Increase in Domestic Homicides Leads to Domestic Violence Awareness

Tish Palamidessi, News 10 ABC

Two deaths in the sporting world in recent weeks are being investigated as domestic homicides, bringing awareness to the rising domestic violence issue in the U.S. and overseas.

Former pro-quarterback Steve McNair's death in Nashville on July 4 has been declared a murder-suicide after several days of investigation. The married 36-year-old McNair is said to have been in a relationship with a 20-year-old waitress who shot him to death with four bullets as he slept - and then turned the gun on herself.

This weekend's death of former Canadian world boxing champion Arturo Gatti in Brazil is also said to be a domestic homicide. Gatti's wife, 23-year-old Amada Rodrigues, has been charged with his murder.

According to the Bureau of Justice Statistics, domestic violence reports are up 20% in the U.S. and call center calls up are up 21%.

Many researchers feel the nation's current economic situation may be leading to financial strain on relationships.

Foreclosures, company layoffs, and money woes can be a recipe for relationship disaster.
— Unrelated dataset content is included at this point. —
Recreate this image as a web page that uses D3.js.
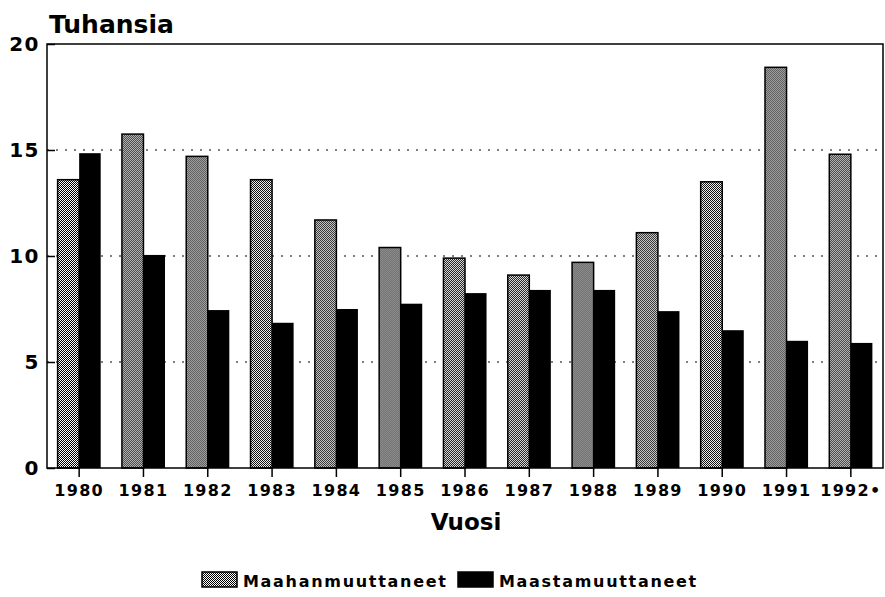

Add to that the statistic that more couples on the rocks are choosing to "stick-it-out" rather than sperate and you have all the ingredients for some sort of domestic tension.

The website, which pairs individuals with legal services, reports divorce filings down 16% from last year. Many couples not wanting to take on the individual financial responsibility of a divorce.

Meantime while domestic violence issues continue to increase, funding for prevention assistance is decreasing.

State budget issues here in California have services for domestic violence prevention on the verge of being cut. Many feel if this does happen domestic violence in the state will only get worse.

Already 25% of all domestic violence cases go unreported and services like W.E.A.V.E (Women Escaping A Violent Environment) and the California Partnership to End Domestic Violence work to reach out to these individuals.